+++ Data lines +++

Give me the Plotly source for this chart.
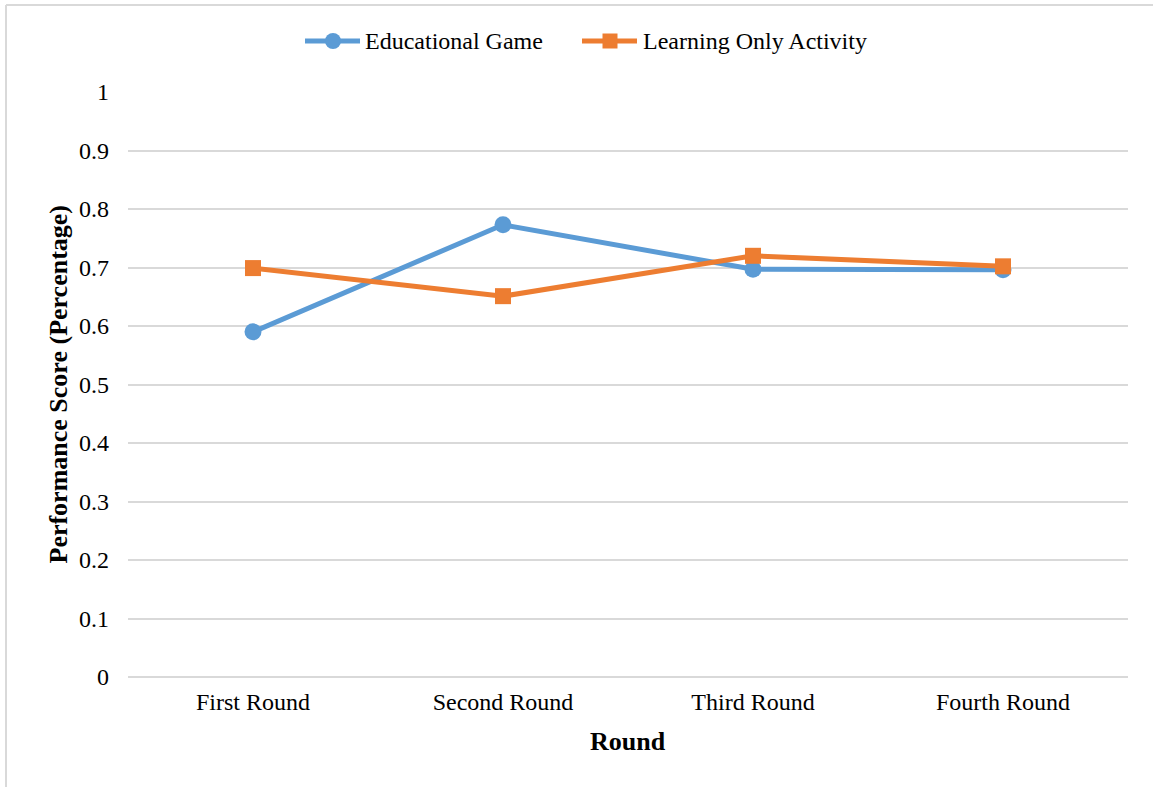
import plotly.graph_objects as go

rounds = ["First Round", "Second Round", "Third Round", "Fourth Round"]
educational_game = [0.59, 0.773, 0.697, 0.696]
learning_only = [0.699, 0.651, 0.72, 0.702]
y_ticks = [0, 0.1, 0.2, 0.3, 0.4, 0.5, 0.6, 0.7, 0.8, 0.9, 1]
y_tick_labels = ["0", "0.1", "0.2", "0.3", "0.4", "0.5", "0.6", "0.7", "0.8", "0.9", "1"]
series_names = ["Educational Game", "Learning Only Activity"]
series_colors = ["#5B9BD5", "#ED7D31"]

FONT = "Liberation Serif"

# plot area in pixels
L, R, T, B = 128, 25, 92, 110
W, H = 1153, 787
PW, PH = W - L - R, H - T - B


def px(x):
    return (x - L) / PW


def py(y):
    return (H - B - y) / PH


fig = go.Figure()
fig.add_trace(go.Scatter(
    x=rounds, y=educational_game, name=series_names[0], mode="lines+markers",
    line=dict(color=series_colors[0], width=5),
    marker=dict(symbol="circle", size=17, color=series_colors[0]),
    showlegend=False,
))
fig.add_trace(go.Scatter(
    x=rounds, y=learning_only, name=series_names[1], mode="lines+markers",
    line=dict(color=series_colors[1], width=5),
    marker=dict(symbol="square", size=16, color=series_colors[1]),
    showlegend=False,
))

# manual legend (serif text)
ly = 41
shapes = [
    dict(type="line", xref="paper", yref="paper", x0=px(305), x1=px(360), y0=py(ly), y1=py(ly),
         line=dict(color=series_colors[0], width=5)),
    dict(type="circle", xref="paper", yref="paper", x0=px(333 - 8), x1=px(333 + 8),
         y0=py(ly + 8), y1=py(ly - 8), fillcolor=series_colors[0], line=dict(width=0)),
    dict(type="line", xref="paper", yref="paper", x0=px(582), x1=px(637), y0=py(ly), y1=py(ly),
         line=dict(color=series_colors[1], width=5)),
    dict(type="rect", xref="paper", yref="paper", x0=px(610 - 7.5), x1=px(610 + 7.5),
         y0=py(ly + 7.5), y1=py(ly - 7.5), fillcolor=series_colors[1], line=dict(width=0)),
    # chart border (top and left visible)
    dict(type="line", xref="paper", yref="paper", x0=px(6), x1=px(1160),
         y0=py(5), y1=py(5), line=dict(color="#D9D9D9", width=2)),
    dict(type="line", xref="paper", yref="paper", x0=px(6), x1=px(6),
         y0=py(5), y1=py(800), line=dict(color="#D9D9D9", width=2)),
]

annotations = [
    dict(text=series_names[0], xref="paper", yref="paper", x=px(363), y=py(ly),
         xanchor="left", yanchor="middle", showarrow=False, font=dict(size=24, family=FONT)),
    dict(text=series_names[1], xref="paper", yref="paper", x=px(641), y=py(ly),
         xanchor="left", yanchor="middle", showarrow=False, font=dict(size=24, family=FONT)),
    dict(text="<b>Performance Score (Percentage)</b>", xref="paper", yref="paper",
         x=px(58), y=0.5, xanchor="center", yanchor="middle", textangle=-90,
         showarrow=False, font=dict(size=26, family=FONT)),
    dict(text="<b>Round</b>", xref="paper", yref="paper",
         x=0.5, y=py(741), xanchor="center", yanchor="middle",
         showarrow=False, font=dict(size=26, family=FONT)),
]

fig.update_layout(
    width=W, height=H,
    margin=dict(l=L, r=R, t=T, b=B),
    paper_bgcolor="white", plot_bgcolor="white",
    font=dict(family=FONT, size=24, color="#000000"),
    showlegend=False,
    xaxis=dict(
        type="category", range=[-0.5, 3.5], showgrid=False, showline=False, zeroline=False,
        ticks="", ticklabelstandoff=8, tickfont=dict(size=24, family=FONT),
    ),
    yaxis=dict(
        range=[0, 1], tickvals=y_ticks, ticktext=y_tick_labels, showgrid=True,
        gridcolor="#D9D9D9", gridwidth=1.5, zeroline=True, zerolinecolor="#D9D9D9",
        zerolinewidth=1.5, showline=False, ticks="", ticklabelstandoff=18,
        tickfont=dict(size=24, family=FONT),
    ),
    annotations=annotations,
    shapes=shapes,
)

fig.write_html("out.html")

+++

To do: Except for the pictures, copy the material above exactly.

Reply:
Give me the Plotly source for this chart.
import plotly.graph_objects as go

rounds = ["First Round", "Second Round", "Third Round", "Fourth Round"]
educational_game = [0.59, 0.773, 0.697, 0.696]
learning_only = [0.699, 0.651, 0.72, 0.702]
y_ticks = [0, 0.1, 0.2, 0.3, 0.4, 0.5, 0.6, 0.7, 0.8, 0.9, 1]
y_tick_labels = ["0", "0.1", "0.2", "0.3", "0.4", "0.5", "0.6", "0.7", "0.8", "0.9", "1"]
series_names = ["Educational Game", "Learning Only Activity"]
series_colors = ["#5B9BD5", "#ED7D31"]

FONT = "Liberation Serif"

# plot area in pixels
L, R, T, B = 128, 25, 92, 110
W, H = 1153, 787
PW, PH = W - L - R, H - T - B


def px(x):
    return (x - L) / PW


def py(y):
    return (H - B - y) / PH


fig = go.Figure()
fig.add_trace(go.Scatter(
    x=rounds, y=educational_game, name=series_names[0], mode="lines+markers",
    line=dict(color=series_colors[0], width=5),
    marker=dict(symbol="circle", size=17, color=series_colors[0]),
    showlegend=False,
))
fig.add_trace(go.Scatter(
    x=rounds, y=learning_only, name=series_names[1], mode="lines+markers",
    line=dict(color=series_colors[1], width=5),
    marker=dict(symbol="square", size=16, color=series_colors[1]),
    showlegend=False,
))

# manual legend (serif text)
ly = 41
shapes = [
    dict(type="line", xref="paper", yref="paper", x0=px(305), x1=px(360), y0=py(ly), y1=py(ly),
         line=dict(color=series_colors[0], width=5)),
    dict(type="circle", xref="paper", yref="paper", x0=px(333 - 8), x1=px(333 + 8),
         y0=py(ly + 8), y1=py(ly - 8), fillcolor=series_colors[0], line=dict(width=0)),
    dict(type="line", xref="paper", yref="paper", x0=px(582), x1=px(637), y0=py(ly), y1=py(ly),
         line=dict(color=series_colors[1], width=5)),
    dict(type="rect", xref="paper", yref="paper", x0=px(610 - 7.5), x1=px(610 + 7.5),
         y0=py(ly + 7.5), y1=py(ly - 7.5), fillcolor=series_colors[1], line=dict(width=0)),
    # chart border (top and left visible)
    dict(type="line", xref="paper", yref="paper", x0=px(6), x1=px(1160),
         y0=py(5), y1=py(5), line=dict(color="#D9D9D9", width=2)),
    dict(type="line", xref="paper", yref="paper", x0=px(6), x1=px(6),
         y0=py(5), y1=py(800), line=dict(color="#D9D9D9", width=2)),
]

annotations = [
    dict(text=series_names[0], xref="paper", yref="paper", x=px(363), y=py(ly),
         xanchor="left", yanchor="middle", showarrow=False, font=dict(size=24, family=FONT)),
    dict(text=series_names[1], xref="paper", yref="paper", x=px(641), y=py(ly),
         xanchor="left", yanchor="middle", showarrow=False, font=dict(size=24, family=FONT)),
    dict(text="<b>Performance Score (Percentage)</b>", xref="paper", yref="paper",
         x=px(58), y=0.5, xanchor="center", yanchor="middle", textangle=-90,
         showarrow=False, font=dict(size=26, family=FONT)),
    dict(text="<b>Round</b>", xref="paper", yref="paper",
         x=0.5, y=py(741), xanchor="center", yanchor="middle",
         showarrow=False, font=dict(size=26, family=FONT)),
]

fig.update_layout(
    width=W, height=H,
    margin=dict(l=L, r=R, t=T, b=B),
    paper_bgcolor="white", plot_bgcolor="white",
    font=dict(family=FONT, size=24, color="#000000"),
    showlegend=False,
    xaxis=dict(
        type="category", range=[-0.5, 3.5], showgrid=False, showline=False, zeroline=False,
        ticks="", ticklabelstandoff=8, tickfont=dict(size=24, family=FONT),
    ),
    yaxis=dict(
        range=[0, 1], tickvals=y_ticks, ticktext=y_tick_labels, showgrid=True,
        gridcolor="#D9D9D9", gridwidth=1.5, zeroline=True, zerolinecolor="#D9D9D9",
        zerolinewidth=1.5, showline=False, ticks="", ticklabelstandoff=18,
        tickfont=dict(size=24, family=FONT),
    ),
    annotations=annotations,
    shapes=shapes,
)

fig.write_html("out.html")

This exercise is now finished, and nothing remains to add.